Now the UK is getting in on the act, where a national census of live music has commenced. The intention is to gather rich data about gigs and audiences, and to use this to strengthen the live music scene. The census was held across six UK cities on 9 March, and is being accompanied by a national survey for audiences, musicians, venues, and promoters, open until 8 May. This aims to build a picture of live music activity across the country.
The census, a project of research hub Live Music Exchange with three university partners, also wants to gather information on audience demographics, different genres played, ticket prices, and live music’s cultural and economic value.
“The UK Live Music Census will be very important in identifying challenges that the industry faces, such as rising rates and other issues” said Academic Dr Brennan, a project leader. “It will give us a detailed picture of what exactly it means to be venue owner, a musician, and a live music lover in 2017.”

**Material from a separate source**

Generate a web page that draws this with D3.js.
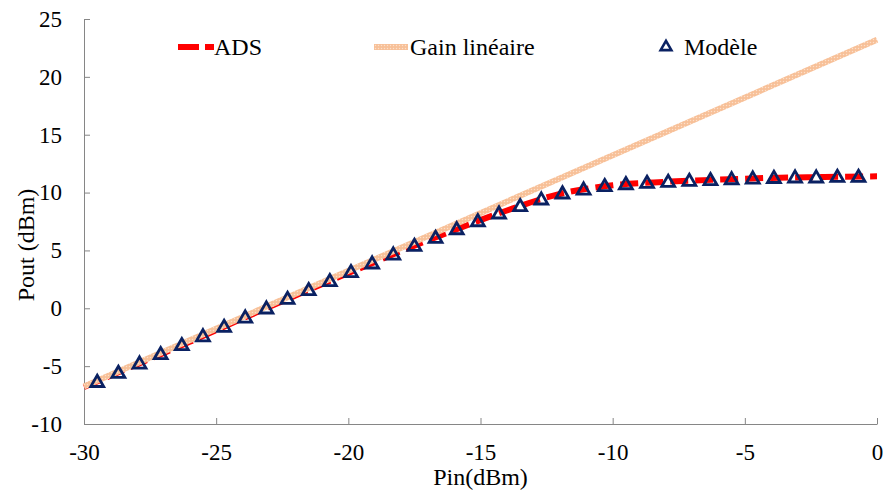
<!DOCTYPE html>
<html>
<head>
<meta charset="utf-8">
<script src="https://cdn.jsdelivr.net/npm/d3@7"></script>
<style>
body { margin: 0; background: #fff; }
text { font-family: "Liberation Serif", "Times New Roman", serif; fill: #000; }
</style>
</head>
<body>
<script>
/* data */
const pinModel = [-29.5, -28.7, -27.9, -27.1, -26.3, -25.5, -24.7, -23.9, -23.1, -22.3,
  -21.5, -20.7, -19.9, -19.1, -18.3, -17.5, -16.7, -15.9, -15.1, -14.3,
  -13.5, -12.7, -11.9, -11.1, -10.3, -9.5, -8.7, -7.9, -7.1, -6.3,
  -5.5, -4.7, -3.9, -3.1, -2.3, -1.5, -0.7];
const poutModel = [-6.35, -5.57, -4.76, -3.95, -3.17, -2.40, -1.59, -0.78, 0.0, 0.83,
  1.58, 2.36, 3.14, 3.89, 4.66, 5.41, 6.10, 6.85, 7.54, 8.21,
  8.84, 9.42, 9.94, 10.28, 10.57, 10.74, 10.85, 10.94, 11.03, 11.09,
  11.17, 11.23, 11.28, 11.32, 11.32, 11.37, 11.37];
const pinAds = [-30, -28, -26, -24, -22, -20, -18, -16, -14, -12, -10, -8, -6, -4, -2, 0];
const poutAds = [-6.8, -4.85, -2.9, -0.88, 1.1, 3.04, 4.95, 6.75, 8.45, 9.88, 10.63, 10.93, 11.12, 11.27, 11.34, 11.4];
const pinGain = [-30, 0];
const poutGain = [-6.75, 23.2];
const xTicks = [-30, -25, -20, -15, -10, -5, 0];
const yTicks = [-10, -5, 0, 5, 10, 15, 20, 25];
const seriesNames = ['ADS', 'Gain linéaire', 'Modèle'];

/*canvas size*/
const width = 885;
const height = 494;
const padding = { top: 19, bottom: 70, left: 84, right: 8 };

const svg = d3.select('body').append('svg')
  .attr('width', width)
  .attr('height', height);

/*textured fill for the linear gain line*/
const pat = svg.append('defs').append('pattern')
  .attr('id', 'peachTex').attr('patternUnits', 'userSpaceOnUse')
  .attr('width', 3).attr('height', 3);
pat.append('rect').attr('width', 3).attr('height', 3).attr('fill', '#F8C49E');
pat.append('rect').attr('width', 1).attr('height', 1).attr('fill', '#FCE0CB');
pat.append('rect').attr('x', 1.5).attr('y', 1.5).attr('width', 1).attr('height', 1).attr('fill', '#F4B487');

const xScale = d3.scaleLinear()
  .domain([-30, 0])
  .range([padding.left, width - padding.right]);
const yScale = d3.scaleLinear()
  .domain([-10, 25])
  .range([height - padding.bottom, padding.top]);

const axisColor = '#868686';

/*x axis, ticks pointing inward*/
const xAxis = svg.append('g')
  .attr('transform', `translate(0,${yScale(-10)})`)
  .call(d3.axisBottom(xScale).tickValues(xTicks).tickSize(-6).tickSizeOuter(0).tickPadding(20));
/*y axis*/
const yAxis = svg.append('g')
  .attr('transform', `translate(${xScale(-30)},0)`)
  .call(d3.axisLeft(yScale).tickValues(yTicks).tickSize(-6).tickSizeOuter(0).tickPadding(22));

[xAxis, yAxis].forEach(a => {
  a.attr('font-family', null);
  a.select('.domain').attr('stroke', axisColor);
  a.selectAll('.tick line').attr('stroke', axisColor);
  a.selectAll('.tick text')
    .attr('font-size', 23)
    .attr('fill', '#000')
    .text(d => String(d)); // plain hyphen like the original
});

/*lines*/
const line = d3.line()
  .x(d => xScale(d[0]))
  .y(d => yScale(d[1]))
  .curve(d3.curveMonotoneX);

const adsData = pinAds.map((p, i) => [p, poutAds[i]]);
const gainData = pinGain.map((p, i) => [p, poutGain[i]]);
const modelData = pinModel.map((p, i) => [p, poutModel[i]]);

const red = '#FF0000';
const navy = '#0A2162';

svg.append('path').datum(adsData)
  .attr('fill', 'none').attr('stroke', red).attr('stroke-width', 6)
  .attr('stroke-dasharray', '18,7')
  .attr('d', line);

svg.append('path').datum(gainData)
  .attr('fill', 'none').attr('stroke', 'url(#peachTex)').attr('stroke-width', 6)
  .attr('d', line);

const tri = d3.symbol().type(d3.symbolTriangle).size(72);
svg.append('g').selectAll('path').data(modelData).enter().append('path')
  .attr('d', tri)
  .attr('fill', 'none')
  .attr('stroke', navy)
  .attr('stroke-width', 2.8)
  .attr('transform', d => `translate(${xScale(d[0])},${yScale(d[1]) + 1})`);

/*legend*/
const legY = 47;
const leg = svg.append('g');
leg.append('line').attr('x1', 178).attr('x2', 214).attr('y1', legY).attr('y2', legY)
  .attr('stroke', red).attr('stroke-width', 6).attr('stroke-dasharray', '21,6');
leg.append('text').attr('x', 214).attr('y', legY + 8).attr('font-size', 24).text(seriesNames[0]);
leg.append('line').attr('x1', 374).attr('x2', 408).attr('y1', legY).attr('y2', legY)
  .attr('stroke', 'url(#peachTex)').attr('stroke-width', 6);
leg.append('text').attr('x', 410).attr('y', legY + 8).attr('font-size', 24).text(seriesNames[1]);
leg.append('path').attr('d', d3.symbol().type(d3.symbolTriangle).size(50)).attr('fill', 'none')
  .attr('stroke', navy).attr('stroke-width', 2.6)
  .attr('transform', `translate(666,${legY})`);
leg.append('text').attr('x', 684).attr('y', legY + 8).attr('font-size', 24).text(seriesNames[2]);

/*axis titles*/
svg.append('text')
  .attr('x', (xScale(-30) + xScale(0)) / 2)
  .attr('y', 485)
  .attr('text-anchor', 'middle')
  .attr('font-size', 24)
  .text('Pin(dBm)');
svg.append('text')
  .attr('transform', 'translate(34,245) rotate(-90)')
  .attr('text-anchor', 'middle')
  .attr('font-size', 24)
  .text('Pout (dBm)');
</script>
</body>
</html>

A census can be a useful policy tool, providing an effective snapshot across one or more cities or regions. Here in Australia, in addition to Melbourne’s in 2012, census activities have also been undertaken in Adelaide. If held sequentially, as is the case in Adelaide, useful trends over time can be identified.
Jo Dipple, chief executive of UK Music, one of the Census’ industry partners, welcomed the research: “It will help organisations like UK Music to understand better the pressures on music businesses and venues so we can lobby for the most effective policies in each area.”